Tales from Summer School
Five more days until the big test... and my oldest student has been transferred. He tried to sleep through class yesterday. I think that's what did him in yesterday.
I thought that my classroom was the crazy one; however, I have been listening to my fellow summer school teachers and I realize that I am one of the lucky ones. I am down to three students. There are others who have as many as 14 students. Many of those kids are not on any of their meds for whatever ails them. Phew.
My students (the rest of them) are as different as they are every year. My girl failed the test because she said she fell asleep and when she woke up, she realized she had run out of time and just started marking answers. I don't doubt that. She is smart and she could be so much more than she thinks she is. Where was her testing teacher?
One of the boys has told me that just last year, he swam across the Rio Grande to get here. I didn't know whether to be proud of him for realizing that this is America, land of the free, home of the brave, or outraged because here I am, trying to educate an undocumented, illegal alien who has failed the all-important test and his failure reflects poorly on my adequate yearly progress. Whatever. He is trying. Sort of. I don't know if he even understands the importance of all this yet. He barely understands me. Which brings me to my next question: why are we TESTING someone in English when he doesn't even understand the language? Some of the data that I have read states that English language learners don't have the ability to truly comprehend English for at least seven years after they have come to this country. Why is this county and this country all hot and bothered to test these kids one year after they have even arrived? He can't pronounce the words yet. He doesn't even know what they mean.
So, here we are, trying to cram down, in fifteen days, what some of these kids haven't managed to learn in two tries at fifth grade. After all, some of the teachers have asked if we aren't going to get these kids student parking. When you get to fail as many times as these kids do, you're going to need a parking place and a prom. We are doing them a huge disservice. I just don't know how to undo it.
Labels: summer school, Super Big State Testing, swimming the Rio Grande
2 Comments:
Some states are opting out of testing the English as a second language kids. It certainly makes sense not to do it, but maybe that's the problem. Legislators don't care about making sense when it comes to education.

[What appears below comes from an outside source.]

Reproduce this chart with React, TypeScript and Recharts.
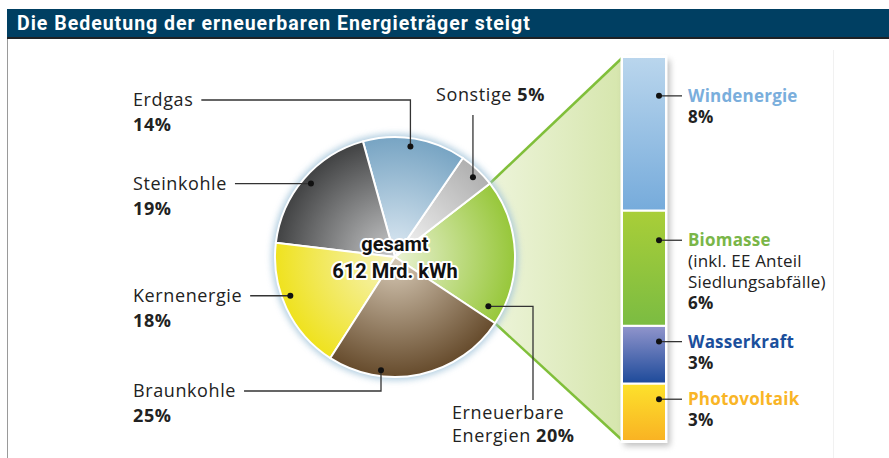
import React from 'react';
import { PieChart, Pie, Cell, BarChart, Bar, XAxis, YAxis } from 'recharts';

document.body.style.margin = '0';

const W = 889;
const H = 458;

// Bruttostromerzeugung nach Energieträgern (Anteile in %), gegen den Uhrzeigersinn
const sources = ['Erneuerbare Energien', 'Sonstige', 'Erdgas', 'Steinkohle', 'Kernenergie', 'Braunkohle'];
const shares = [20, 5, 14, 19, 18, 25];

// Anteile der erneuerbaren Energien, von unten nach oben gestapelt
const eeSources = ['Photovoltaik', 'Wasserkraft', 'Biomasse', 'Windenergie'];
const eeShares = [3, 3, 6, 8];
const eeNotes: Record<string, string[]> = { Biomasse: ['(inkl. EE Anteil', 'Siedlungsabfälle)'] };

const titleText = 'Die Bedeutung der erneuerbaren Energieträger steigt';
const centerLines = ['gesamt', '612 Mrd. kWh'];

const pieData = sources.map((name, i) => ({ name, value: shares[i] }));
const barRow: Record<string, any> = { name: 'EE' };
eeSources.forEach((s, i) => { barRow[s] = eeShares[i]; });
const barData = [barRow];

// geometry
const CX = 395;
const CY = 257;
const R = 120;
const START = -33.5;
const BAR_L = 622;
const BAR_R = 666;
const BAR_T = 57;
const BAR_B = 441;

const FONT = '"Open Sans", "Noto Sans", sans-serif';
const INK = '#222';

const pieColors: Record<string, [string, string]> = {
  'Erneuerbare Energien': ['#e6f0cc', '#97c73a'],
  Sonstige: ['#f4f4f4', '#b0b0b0'],
  Erdgas: ['#dae7f1', '#77a4c3'],
  Steinkohle: ['#c3c4c5', '#414243'],
  Kernenergie: ['#f6f3b8', '#efe21e'],
  Braunkohle: ['#d3c5b1', '#664b2c'],
};

const barColors: Record<string, [string, string, string]> = {
  Windenergie: ['#bad6ed', '#76abdb', '#7aaedc'],
  Biomasse: ['#a9ce38', '#7bbc42', '#7ab648'],
  Wasserkraft: ['#9195cc', '#1d4a9a', '#1b4f9c'],
  Photovoltaik: ['#fde22c', '#f9b223', '#f9b526'],
};

// label placement around the pie
const labelLayout: Record<string, any> = {
  Erdgas: { kind: 'left', x: 133, base: 106, shift: 1.5, rr: 0.93 },
  Steinkohle: { kind: 'left', x: 133, shift: -0.5, rr: 0.93 },
  Kernenergie: { kind: 'left', x: 133, shift: -5, rr: 0.93 },
  Braunkohle: { kind: 'left', x: 133, base: 397, shift: -19, rr: 0.95 },
  Sonstige: { kind: 'top', x: 436, base: 101, shift: -1, rr: 0.93 },
  'Erneuerbare Energien': { kind: 'bottom', x: 452, base: 419, shift: -30, rr: 0.88, elbowX: 533 },
};

const ctx = document.createElement('canvas').getContext('2d') as CanvasRenderingContext2D;
const textW = (s: string, font: string, ls = 0) => {
  ctx.font = font;
  return ctx.measureText(s).width + ls * s.length;
};

const polar = (cx: number, cy: number, r: number, deg: number) => ({
  x: cx + r * Math.cos((-deg * Math.PI) / 180),
  y: cy + r * Math.sin((-deg * Math.PI) / 180),
});

const LS = 0.6;

const renderPieLabel = (p: any) => {
  const name = p.name ?? p.payload?.name;
  const L = labelLayout[name];
  if (!L) return null;
  const dot = polar(p.cx, p.cy, p.outerRadius * L.rr, p.midAngle + L.shift);
  const pct = `${p.value ?? p.payload?.value}%`;
  const tStyle = { fontFamily: FONT, fontSize: 18, letterSpacing: LS, fill: INK } as any;
  let path = '';
  let texts: React.ReactNode = null;
  if (L.kind === 'left') {
    const base = L.base ?? dot.y + 6;
    const lineY = base - 6;
    const x0 = L.x + textW(name, `18px ${FONT}`, LS) + 8;
    path = `M${x0},${lineY} H${dot.x} V${dot.y}`;
    texts = (
      <>
        <text x={L.x} y={base} style={tStyle}>{name}</text>
        <text x={L.x} y={base + 25} style={{ ...tStyle, fontWeight: 700 }}>{pct}</text>
      </>
    );
  } else if (L.kind === 'top') {
    path = `M${dot.x},${L.base + 14} V${dot.y}`;
    texts = (
      <text x={L.x} y={L.base} style={tStyle}>
        {name} <tspan style={{ fontWeight: 700 }}>{pct}</tspan>
      </text>
    );
  } else {
    path = `M${dot.x},${dot.y} H${L.elbowX} V${L.base - 19}`;
    const words = name.split(' ');
    texts = (
      <>
        <text x={L.x} y={L.base} style={tStyle}>{words[0]}</text>
        <text x={L.x} y={L.base + 23} style={tStyle}>
          {words[1]} <tspan style={{ fontWeight: 700 }}>{pct}</tspan>
        </text>
      </>
    );
  }
  return (
    <g key={`lbl-${name}`}>
      <path d={path} fill="none" stroke="#333" strokeWidth={1.3} />
      <circle cx={dot.x} cy={dot.y} r={3} fill="#111" />
      {texts}
    </g>
  );
};

const makeBarLabel = (name: string) => (p: any) => {
  const x = Number(p.x), y = Number(p.y), w = Number(p.width), h = Number(p.height);
  const dotX = x + w - 7;
  const dotY = y + h * 0.24 + 2;
  const tx = x + w + 22;
  const base = dotY + 6;
  const notes = eeNotes[name] ?? [];
  const st = { fontFamily: FONT, fontSize: 17, letterSpacing: 0.2, fill: INK } as any;
  const idx = eeSources.indexOf(name);
  return (
    <g key={`bl-${name}`}>
      <path d={`M${dotX},${dotY} H${x + w + 16}`} stroke="#333" strokeWidth={1.3} />
      <circle cx={dotX} cy={dotY} r={3} fill="#111" />
      <text x={tx} y={base} style={{ ...st, fontWeight: 700, fill: barColors[name][2] }}>{name}</text>
      {notes.map((n, i) => (
        <text key={n} x={tx} y={base + 21 * (i + 1)} style={st}>{n}</text>
      ))}
      <text x={tx} y={base + 21 * (notes.length + 1)} style={{ ...st, fontWeight: 700 }}>{`${eeShares[idx]}%`}</text>
    </g>
  );
};

export default function App() {
  const total = shares.reduce((a, b) => a + b, 0);
  const p2 = polar(CX, CY, R, START);
  const p1 = polar(CX, CY, R, START + (360 * shares[0]) / total);
  const abs: React.CSSProperties = { position: 'absolute', left: 0, top: 0 };

  return (
    <div style={{ position: 'relative', width: W, height: H, background: '#fff', overflow: 'hidden' }}>
      <svg width={W} height={H} style={abs}>
        <defs>
          <filter id="blur3" x="-20%" y="-20%" width="140%" height="140%">
            <feGaussianBlur stdDeviation="3" />
          </filter>
          <linearGradient id="funnel" gradientUnits="userSpaceOnUse" x1={p1.x} y1={0} x2={BAR_L} y2={0}>
            <stop offset="0%" stopColor="#edf4da" />
            <stop offset="100%" stopColor="#d6e6ad" />
          </linearGradient>
          {sources.map((s, i) => (
            <radialGradient key={s} id={`pg-${i}`} gradientUnits="userSpaceOnUse" cx={CX} cy={CY} r={R}>
              <stop offset="5%" stopColor={pieColors[s][0]} />
              <stop offset="100%" stopColor={pieColors[s][1]} />
            </radialGradient>
          ))}
          {eeSources.map((s, i) => (
            <linearGradient key={s} id={`bg-${i}`} x1="0" y1="0" x2="0" y2="1">
              <stop offset="0%" stopColor={barColors[s][0]} />
              <stop offset="100%" stopColor={barColors[s][1]} />
            </linearGradient>
          ))}
        </defs>
        <line x1={7.5} y1={38} x2={7.5} y2={H} stroke="#9a9a9a" strokeWidth={1} />
        <line x1={833.5} y1={50} x2={833.5} y2={H} stroke="#f1f1f1" strokeWidth={1} />
        <polygon points={`${p1.x},${p1.y} ${BAR_L},${BAR_T} ${BAR_L},${BAR_B} ${p2.x},${p2.y}`} fill="url(#funnel)" />
        <line x1={p1.x} y1={p1.y} x2={BAR_L} y2={BAR_T + 1} stroke="#80bf3a" strokeWidth={2.5} />
        <line x1={p2.x} y1={p2.y} x2={BAR_L} y2={BAR_B - 1} stroke="#80bf3a" strokeWidth={2.5} />
        <circle cx={CX} cy={CY} r={R + 3.5} fill="#a3c4da" opacity={0.8} filter="url(#blur3)" />
        <rect x={BAR_L + 2} y={BAR_T + 3} width={BAR_R - BAR_L + 2} height={BAR_B - BAR_T + 2} fill="#8a8a8a" opacity={0.55} filter="url(#blur3)" />
        <rect x={BAR_L - 1.5} y={BAR_T - 2} width={BAR_R - BAR_L + 3} height={BAR_B - BAR_T + 4} fill="#fff" />
      </svg>

      <div
        style={{
          position: 'absolute', left: 7, top: 9, right: 0, height: 28,
          background: '#003f62', borderBottom: '2px solid #1e2225', color: '#fff',
          fontFamily: 'Roboto, sans-serif', fontWeight: 700, fontSize: 19.5, lineHeight: '29px',
          paddingLeft: 10, letterSpacing: 1.0, whiteSpace: 'nowrap',
        }}
      >
        {titleText}
      </div>

      <div style={abs}>
        <PieChart width={W} height={H} margin={{ top: 0, right: 0, bottom: 0, left: 0 }}>
          <Pie
            data={pieData}
            dataKey="value"
            nameKey="name"
            cx={CX}
            cy={CY}
            outerRadius={R}
            startAngle={START}
            endAngle={START + 360}
            stroke="#fff"
            strokeWidth={2}
            label={renderPieLabel}
            labelLine={false}
            isAnimationActive={false}
          >
            {pieData.map((d, i) => (
              <Cell key={d.name} fill={`url(#pg-${i})`} />
            ))}
          </Pie>
        </PieChart>
      </div>

      <div style={abs}>
        <BarChart
          width={W}
          height={H}
          data={barData}
          margin={{ top: BAR_T, right: W - BAR_R, bottom: H - BAR_B, left: BAR_L }}
          barCategoryGap={0}
          barGap={0}
        >
          <XAxis dataKey="name" hide />
          <YAxis hide domain={[0, 20]} />
          {eeSources.map((s, i) => (
            <Bar
              key={s}
              dataKey={s}
              stackId="ee"
              fill={`url(#bg-${i})`}
              stroke="#fff"
              strokeWidth={2}
              label={makeBarLabel(s)}
              isAnimationActive={false}
            />
          ))}
        </BarChart>
      </div>

      <svg width={W} height={H} style={{ ...abs, pointerEvents: 'none' }}>
        {centerLines.map((t, i) => (
          <text
            key={t}
            x={CX}
            y={251 + i * 27}
            textAnchor="middle"
            style={{
              fontFamily: 'Roboto, sans-serif', fontWeight: 700, fontSize: 20, fill: '#111',
              stroke: '#fff', strokeWidth: 4, strokeLinejoin: 'round', paintOrder: 'stroke',
            } as any}
          >
            {t}
          </text>
        ))}
      </svg>
    </div>
  );
}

I also don't understand why the EC kids' test scores count with those of the general population. We had two mainstreamed autistic kids plus an EC class of hard core autistics, and those scores counted right along with the rest of the 3rd, 4th and 5th grades.
I feel your frustration.
This sounds so incredibly frustrating. I'm really lucky that I don't teach a subject that's part of any standardized test except the AP exam. And that is frustrating enough.